▶ _Task_
Which lines below fall between the one containing "Reproduce this chart with matplotlib." and the one containing "ax.axvspan(obs_lo, obs_hi, color='#ffcccc', zorder=1, lw=0)"? Repeat them exactly, counting both of those lines, and add nothing else.

◆ ◆ ◆ ◆ ◆ ◆ ◆

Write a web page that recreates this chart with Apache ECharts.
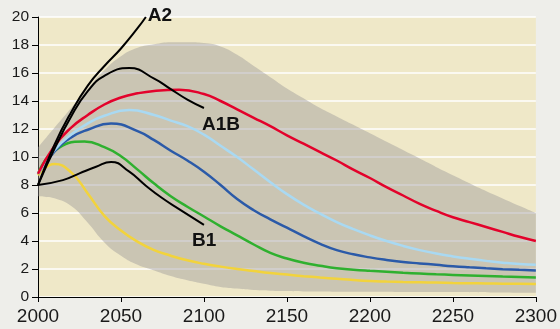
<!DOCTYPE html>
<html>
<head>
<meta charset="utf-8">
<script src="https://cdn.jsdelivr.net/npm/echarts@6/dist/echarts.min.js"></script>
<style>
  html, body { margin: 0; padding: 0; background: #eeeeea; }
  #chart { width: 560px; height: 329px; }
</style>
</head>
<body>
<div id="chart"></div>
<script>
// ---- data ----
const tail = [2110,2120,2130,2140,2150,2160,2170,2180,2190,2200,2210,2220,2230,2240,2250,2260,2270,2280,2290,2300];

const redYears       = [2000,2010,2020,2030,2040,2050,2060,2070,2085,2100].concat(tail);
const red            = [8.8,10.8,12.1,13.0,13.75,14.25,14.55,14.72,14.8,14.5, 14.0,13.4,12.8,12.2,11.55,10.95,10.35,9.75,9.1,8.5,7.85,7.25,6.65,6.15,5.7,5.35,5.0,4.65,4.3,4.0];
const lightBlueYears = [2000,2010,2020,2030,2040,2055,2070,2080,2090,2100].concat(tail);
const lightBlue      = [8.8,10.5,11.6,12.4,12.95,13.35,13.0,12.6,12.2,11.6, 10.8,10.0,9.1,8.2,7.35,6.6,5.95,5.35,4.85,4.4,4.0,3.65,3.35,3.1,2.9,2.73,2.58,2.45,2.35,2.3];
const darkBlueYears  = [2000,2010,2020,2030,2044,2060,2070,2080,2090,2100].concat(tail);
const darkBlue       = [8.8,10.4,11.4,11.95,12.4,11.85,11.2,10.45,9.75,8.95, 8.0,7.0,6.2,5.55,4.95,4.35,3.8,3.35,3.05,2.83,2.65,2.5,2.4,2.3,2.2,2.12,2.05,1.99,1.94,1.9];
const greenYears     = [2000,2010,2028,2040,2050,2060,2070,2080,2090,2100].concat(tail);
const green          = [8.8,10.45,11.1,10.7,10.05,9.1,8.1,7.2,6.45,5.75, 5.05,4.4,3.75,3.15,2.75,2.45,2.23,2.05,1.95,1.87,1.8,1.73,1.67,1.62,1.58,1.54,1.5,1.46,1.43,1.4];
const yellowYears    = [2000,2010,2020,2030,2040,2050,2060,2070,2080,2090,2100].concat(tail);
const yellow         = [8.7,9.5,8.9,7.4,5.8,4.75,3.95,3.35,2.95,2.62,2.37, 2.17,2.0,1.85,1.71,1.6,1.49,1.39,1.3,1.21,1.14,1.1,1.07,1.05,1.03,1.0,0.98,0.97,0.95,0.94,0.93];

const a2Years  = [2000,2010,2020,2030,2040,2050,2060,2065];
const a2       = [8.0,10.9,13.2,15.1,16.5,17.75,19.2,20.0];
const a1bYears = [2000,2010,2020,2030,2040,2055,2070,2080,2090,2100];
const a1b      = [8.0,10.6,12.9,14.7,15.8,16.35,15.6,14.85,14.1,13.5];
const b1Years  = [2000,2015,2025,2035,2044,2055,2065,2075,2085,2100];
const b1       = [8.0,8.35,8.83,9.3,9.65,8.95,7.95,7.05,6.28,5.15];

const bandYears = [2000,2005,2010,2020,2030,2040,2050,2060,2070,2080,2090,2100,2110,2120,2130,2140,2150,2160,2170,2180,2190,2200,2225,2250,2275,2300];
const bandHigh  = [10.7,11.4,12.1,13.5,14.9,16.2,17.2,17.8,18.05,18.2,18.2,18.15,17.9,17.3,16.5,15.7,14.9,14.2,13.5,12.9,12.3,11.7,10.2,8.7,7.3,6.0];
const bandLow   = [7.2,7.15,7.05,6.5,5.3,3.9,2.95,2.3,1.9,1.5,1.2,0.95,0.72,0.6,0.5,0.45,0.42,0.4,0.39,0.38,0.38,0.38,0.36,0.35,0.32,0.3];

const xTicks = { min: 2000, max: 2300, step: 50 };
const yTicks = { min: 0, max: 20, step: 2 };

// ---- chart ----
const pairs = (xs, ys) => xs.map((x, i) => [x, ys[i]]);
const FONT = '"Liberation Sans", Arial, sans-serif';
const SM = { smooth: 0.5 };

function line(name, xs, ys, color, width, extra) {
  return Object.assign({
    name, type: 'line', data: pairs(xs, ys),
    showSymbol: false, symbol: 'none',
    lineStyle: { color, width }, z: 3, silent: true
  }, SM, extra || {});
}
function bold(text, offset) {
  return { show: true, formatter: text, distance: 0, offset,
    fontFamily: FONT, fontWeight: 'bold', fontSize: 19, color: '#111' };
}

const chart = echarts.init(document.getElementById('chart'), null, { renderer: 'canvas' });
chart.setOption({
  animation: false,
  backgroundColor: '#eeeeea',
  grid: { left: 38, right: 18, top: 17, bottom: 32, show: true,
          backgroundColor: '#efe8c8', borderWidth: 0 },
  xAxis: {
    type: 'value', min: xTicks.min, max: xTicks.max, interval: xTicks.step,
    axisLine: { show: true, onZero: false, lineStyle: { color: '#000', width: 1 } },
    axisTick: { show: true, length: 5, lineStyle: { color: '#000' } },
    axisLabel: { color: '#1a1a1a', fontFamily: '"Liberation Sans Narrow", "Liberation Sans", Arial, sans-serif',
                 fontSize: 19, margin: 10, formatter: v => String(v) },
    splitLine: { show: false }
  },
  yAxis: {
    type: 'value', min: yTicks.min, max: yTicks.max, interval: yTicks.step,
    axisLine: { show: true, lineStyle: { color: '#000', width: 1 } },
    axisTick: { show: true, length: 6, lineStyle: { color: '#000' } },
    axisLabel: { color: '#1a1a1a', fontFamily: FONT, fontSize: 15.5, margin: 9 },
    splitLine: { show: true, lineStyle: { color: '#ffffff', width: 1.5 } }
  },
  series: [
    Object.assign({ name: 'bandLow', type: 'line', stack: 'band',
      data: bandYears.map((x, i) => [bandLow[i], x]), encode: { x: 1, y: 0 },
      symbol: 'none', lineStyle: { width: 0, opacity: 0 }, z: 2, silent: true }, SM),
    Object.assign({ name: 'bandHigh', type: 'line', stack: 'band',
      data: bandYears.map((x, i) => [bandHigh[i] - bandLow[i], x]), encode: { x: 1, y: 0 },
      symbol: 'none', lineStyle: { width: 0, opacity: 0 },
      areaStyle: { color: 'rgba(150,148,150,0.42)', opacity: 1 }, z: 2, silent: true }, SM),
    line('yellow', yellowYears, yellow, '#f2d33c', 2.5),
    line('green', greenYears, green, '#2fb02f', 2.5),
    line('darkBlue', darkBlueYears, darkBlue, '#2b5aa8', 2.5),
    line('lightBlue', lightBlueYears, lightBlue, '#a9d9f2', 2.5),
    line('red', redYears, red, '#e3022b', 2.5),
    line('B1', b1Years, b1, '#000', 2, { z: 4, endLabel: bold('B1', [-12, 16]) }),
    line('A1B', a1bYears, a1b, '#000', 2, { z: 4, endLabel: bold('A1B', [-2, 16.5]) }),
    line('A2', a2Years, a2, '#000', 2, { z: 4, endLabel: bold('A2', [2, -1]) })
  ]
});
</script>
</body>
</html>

◆ ◆ ◆ ◆ ◆ ◆ ◆

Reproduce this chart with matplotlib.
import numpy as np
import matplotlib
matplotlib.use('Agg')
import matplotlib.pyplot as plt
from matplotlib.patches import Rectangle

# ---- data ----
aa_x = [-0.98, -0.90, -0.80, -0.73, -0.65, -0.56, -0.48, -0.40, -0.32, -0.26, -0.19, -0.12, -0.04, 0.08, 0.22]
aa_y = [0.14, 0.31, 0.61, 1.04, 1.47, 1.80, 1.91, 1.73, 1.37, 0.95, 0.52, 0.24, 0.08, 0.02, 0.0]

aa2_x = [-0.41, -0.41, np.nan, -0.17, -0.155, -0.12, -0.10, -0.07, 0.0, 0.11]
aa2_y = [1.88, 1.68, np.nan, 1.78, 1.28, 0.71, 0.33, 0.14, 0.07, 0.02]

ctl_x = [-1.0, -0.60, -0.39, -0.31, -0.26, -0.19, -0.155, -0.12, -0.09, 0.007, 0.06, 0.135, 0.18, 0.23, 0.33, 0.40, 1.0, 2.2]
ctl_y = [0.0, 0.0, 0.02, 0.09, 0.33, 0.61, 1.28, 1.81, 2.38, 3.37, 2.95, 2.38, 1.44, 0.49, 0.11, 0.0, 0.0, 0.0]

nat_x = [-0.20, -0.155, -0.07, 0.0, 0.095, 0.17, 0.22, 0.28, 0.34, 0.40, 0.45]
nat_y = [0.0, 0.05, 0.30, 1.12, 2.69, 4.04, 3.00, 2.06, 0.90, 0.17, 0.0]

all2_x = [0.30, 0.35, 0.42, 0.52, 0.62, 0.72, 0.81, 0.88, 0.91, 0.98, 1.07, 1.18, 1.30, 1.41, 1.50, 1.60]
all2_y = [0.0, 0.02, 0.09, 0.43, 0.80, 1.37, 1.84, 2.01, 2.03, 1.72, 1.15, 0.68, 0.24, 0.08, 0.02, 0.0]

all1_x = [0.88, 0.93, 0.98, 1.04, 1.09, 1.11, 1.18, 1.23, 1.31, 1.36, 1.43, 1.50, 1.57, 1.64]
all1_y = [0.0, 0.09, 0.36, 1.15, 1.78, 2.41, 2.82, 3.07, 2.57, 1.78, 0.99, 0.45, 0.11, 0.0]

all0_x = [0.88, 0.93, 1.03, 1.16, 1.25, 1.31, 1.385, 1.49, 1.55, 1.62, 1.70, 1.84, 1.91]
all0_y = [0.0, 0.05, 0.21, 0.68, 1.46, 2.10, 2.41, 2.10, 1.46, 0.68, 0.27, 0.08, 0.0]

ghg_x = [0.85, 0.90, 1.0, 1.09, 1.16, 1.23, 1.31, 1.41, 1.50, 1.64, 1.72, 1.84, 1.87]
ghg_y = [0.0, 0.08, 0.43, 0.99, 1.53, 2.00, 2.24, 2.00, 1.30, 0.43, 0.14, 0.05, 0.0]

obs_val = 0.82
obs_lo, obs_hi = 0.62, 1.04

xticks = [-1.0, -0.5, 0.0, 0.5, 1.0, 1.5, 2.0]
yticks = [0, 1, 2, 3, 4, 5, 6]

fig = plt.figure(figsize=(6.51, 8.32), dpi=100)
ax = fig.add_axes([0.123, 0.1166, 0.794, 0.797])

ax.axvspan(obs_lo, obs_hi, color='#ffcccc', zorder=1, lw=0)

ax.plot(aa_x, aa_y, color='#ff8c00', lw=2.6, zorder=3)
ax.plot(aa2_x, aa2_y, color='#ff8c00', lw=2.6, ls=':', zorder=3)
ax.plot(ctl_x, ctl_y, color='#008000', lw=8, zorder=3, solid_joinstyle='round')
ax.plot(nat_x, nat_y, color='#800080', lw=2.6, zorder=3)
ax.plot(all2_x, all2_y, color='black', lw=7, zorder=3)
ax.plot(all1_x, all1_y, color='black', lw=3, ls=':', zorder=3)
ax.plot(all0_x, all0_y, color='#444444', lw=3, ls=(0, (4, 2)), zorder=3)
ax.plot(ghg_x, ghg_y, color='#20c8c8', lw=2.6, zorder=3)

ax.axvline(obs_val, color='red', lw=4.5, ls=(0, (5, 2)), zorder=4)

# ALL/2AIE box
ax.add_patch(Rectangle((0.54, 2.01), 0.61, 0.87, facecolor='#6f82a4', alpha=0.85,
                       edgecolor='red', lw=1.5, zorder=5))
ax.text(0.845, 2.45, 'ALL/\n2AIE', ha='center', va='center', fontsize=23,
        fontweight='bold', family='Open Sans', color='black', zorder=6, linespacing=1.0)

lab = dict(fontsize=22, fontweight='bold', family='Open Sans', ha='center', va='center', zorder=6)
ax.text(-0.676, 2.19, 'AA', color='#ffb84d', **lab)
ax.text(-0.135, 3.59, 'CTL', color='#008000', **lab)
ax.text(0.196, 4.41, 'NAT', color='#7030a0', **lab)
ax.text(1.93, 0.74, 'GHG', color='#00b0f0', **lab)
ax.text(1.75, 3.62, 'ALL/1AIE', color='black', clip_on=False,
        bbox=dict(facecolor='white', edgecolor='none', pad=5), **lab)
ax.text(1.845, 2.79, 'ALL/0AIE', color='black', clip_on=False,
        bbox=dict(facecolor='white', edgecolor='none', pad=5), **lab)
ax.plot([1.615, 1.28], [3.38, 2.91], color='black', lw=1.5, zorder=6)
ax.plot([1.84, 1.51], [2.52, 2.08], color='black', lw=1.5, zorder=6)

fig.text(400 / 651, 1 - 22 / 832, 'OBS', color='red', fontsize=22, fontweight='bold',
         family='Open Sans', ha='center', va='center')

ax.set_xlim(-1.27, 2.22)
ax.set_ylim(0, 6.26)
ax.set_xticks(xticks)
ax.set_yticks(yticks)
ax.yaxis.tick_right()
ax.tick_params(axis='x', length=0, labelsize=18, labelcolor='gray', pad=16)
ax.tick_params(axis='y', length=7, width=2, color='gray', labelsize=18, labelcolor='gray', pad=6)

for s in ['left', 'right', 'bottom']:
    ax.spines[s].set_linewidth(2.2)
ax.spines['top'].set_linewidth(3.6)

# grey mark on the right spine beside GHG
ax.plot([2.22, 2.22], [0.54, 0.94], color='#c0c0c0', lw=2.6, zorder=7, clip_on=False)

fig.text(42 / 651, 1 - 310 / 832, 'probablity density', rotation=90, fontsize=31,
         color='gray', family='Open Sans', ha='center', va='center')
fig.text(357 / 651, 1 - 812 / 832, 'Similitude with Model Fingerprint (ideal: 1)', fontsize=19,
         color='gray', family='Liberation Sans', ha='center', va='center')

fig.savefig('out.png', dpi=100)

◆ ◆ ◆ ◆ ◆ ◆ ◆

▶ _Output for this task_
Reproduce this chart with matplotlib.
import numpy as np
import matplotlib
matplotlib.use('Agg')
import matplotlib.pyplot as plt
from matplotlib.patches import Rectangle

# ---- data ----
aa_x = [-0.98, -0.90, -0.80, -0.73, -0.65, -0.56, -0.48, -0.40, -0.32, -0.26, -0.19, -0.12, -0.04, 0.08, 0.22]
aa_y = [0.14, 0.31, 0.61, 1.04, 1.47, 1.80, 1.91, 1.73, 1.37, 0.95, 0.52, 0.24, 0.08, 0.02, 0.0]

aa2_x = [-0.41, -0.41, np.nan, -0.17, -0.155, -0.12, -0.10, -0.07, 0.0, 0.11]
aa2_y = [1.88, 1.68, np.nan, 1.78, 1.28, 0.71, 0.33, 0.14, 0.07, 0.02]

ctl_x = [-1.0, -0.60, -0.39, -0.31, -0.26, -0.19, -0.155, -0.12, -0.09, 0.007, 0.06, 0.135, 0.18, 0.23, 0.33, 0.40, 1.0, 2.2]
ctl_y = [0.0, 0.0, 0.02, 0.09, 0.33, 0.61, 1.28, 1.81, 2.38, 3.37, 2.95, 2.38, 1.44, 0.49, 0.11, 0.0, 0.0, 0.0]

nat_x = [-0.20, -0.155, -0.07, 0.0, 0.095, 0.17, 0.22, 0.28, 0.34, 0.40, 0.45]
nat_y = [0.0, 0.05, 0.30, 1.12, 2.69, 4.04, 3.00, 2.06, 0.90, 0.17, 0.0]

all2_x = [0.30, 0.35, 0.42, 0.52, 0.62, 0.72, 0.81, 0.88, 0.91, 0.98, 1.07, 1.18, 1.30, 1.41, 1.50, 1.60]
all2_y = [0.0, 0.02, 0.09, 0.43, 0.80, 1.37, 1.84, 2.01, 2.03, 1.72, 1.15, 0.68, 0.24, 0.08, 0.02, 0.0]

all1_x = [0.88, 0.93, 0.98, 1.04, 1.09, 1.11, 1.18, 1.23, 1.31, 1.36, 1.43, 1.50, 1.57, 1.64]
all1_y = [0.0, 0.09, 0.36, 1.15, 1.78, 2.41, 2.82, 3.07, 2.57, 1.78, 0.99, 0.45, 0.11, 0.0]

all0_x = [0.88, 0.93, 1.03, 1.16, 1.25, 1.31, 1.385, 1.49, 1.55, 1.62, 1.70, 1.84, 1.91]
all0_y = [0.0, 0.05, 0.21, 0.68, 1.46, 2.10, 2.41, 2.10, 1.46, 0.68, 0.27, 0.08, 0.0]

ghg_x = [0.85, 0.90, 1.0, 1.09, 1.16, 1.23, 1.31, 1.41, 1.50, 1.64, 1.72, 1.84, 1.87]
ghg_y = [0.0, 0.08, 0.43, 0.99, 1.53, 2.00, 2.24, 2.00, 1.30, 0.43, 0.14, 0.05, 0.0]

obs_val = 0.82
obs_lo, obs_hi = 0.62, 1.04

xticks = [-1.0, -0.5, 0.0, 0.5, 1.0, 1.5, 2.0]
yticks = [0, 1, 2, 3, 4, 5, 6]

fig = plt.figure(figsize=(6.51, 8.32), dpi=100)
ax = fig.add_axes([0.123, 0.1166, 0.794, 0.797])

ax.axvspan(obs_lo, obs_hi, color='#ffcccc', zorder=1, lw=0)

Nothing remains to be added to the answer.